Heupermann gibt an diesem Abend den Butler und zugleich eine Art Conférencier, kündigt die nächsten Akte an oder ruft wie ein Box-Promoter einen neuen »Gay Moment!« aus, wenn die Figuren kurzzeitig mal wieder aus ihren Rollen fallen. Denn immer wieder ist alles Versteckspiel und auch alle tugendhafte Sehnsucht nach dem Mann namens Ernst für kurze Zeit vergessen. Dann küssen sich die weiblichen »Love Interests« leidenschaftlich, oder die Gentlemen raufen sich in der Unterbühne, bis einer mit heruntergelassener Hose wieder hinaufsteigt.
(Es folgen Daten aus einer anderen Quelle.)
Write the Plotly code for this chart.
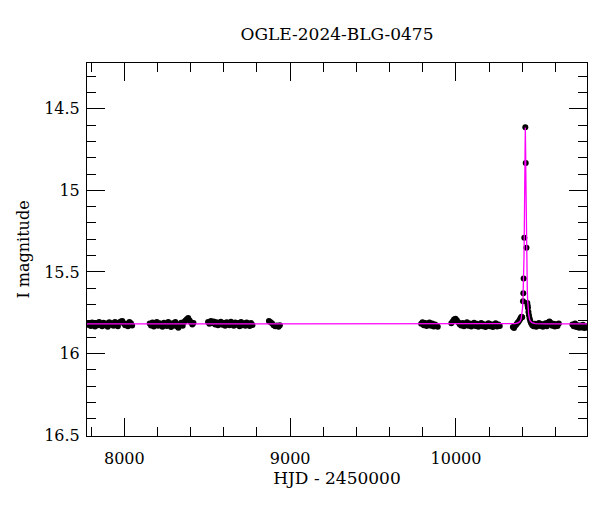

Hierin liegt Latellas zweiter Schwerpunkt: Er rückt die homosexuellen Andeutungen des Stücks in den Vordergrund. Das ergibt Sinn, kann von großen Gefühlen bei den Figuren doch kaum die Rede sein. Warum sollten die Gentlemen plötzlich heiraten wollen? Es scheint, als spielten sie nur eine weitere Rolle: die der Verliebten, die nun endlich ein ehrbares Leben führen wollen. Tief in ihnen wollen aber diese Männer hier viel lieber mit den Männern und die Damen mit den Damen knutschen. Nur das herauszuarbeiten, ist allerdings etwas wenig für das Jahr 2021 - und erst recht für die Wiener Zuschauer, deren Klatschen ein wenig klingt, als würden sie zugleich mit den Schultern zucken.

Nächste Vorstellungen am 4., 15. und 17.6.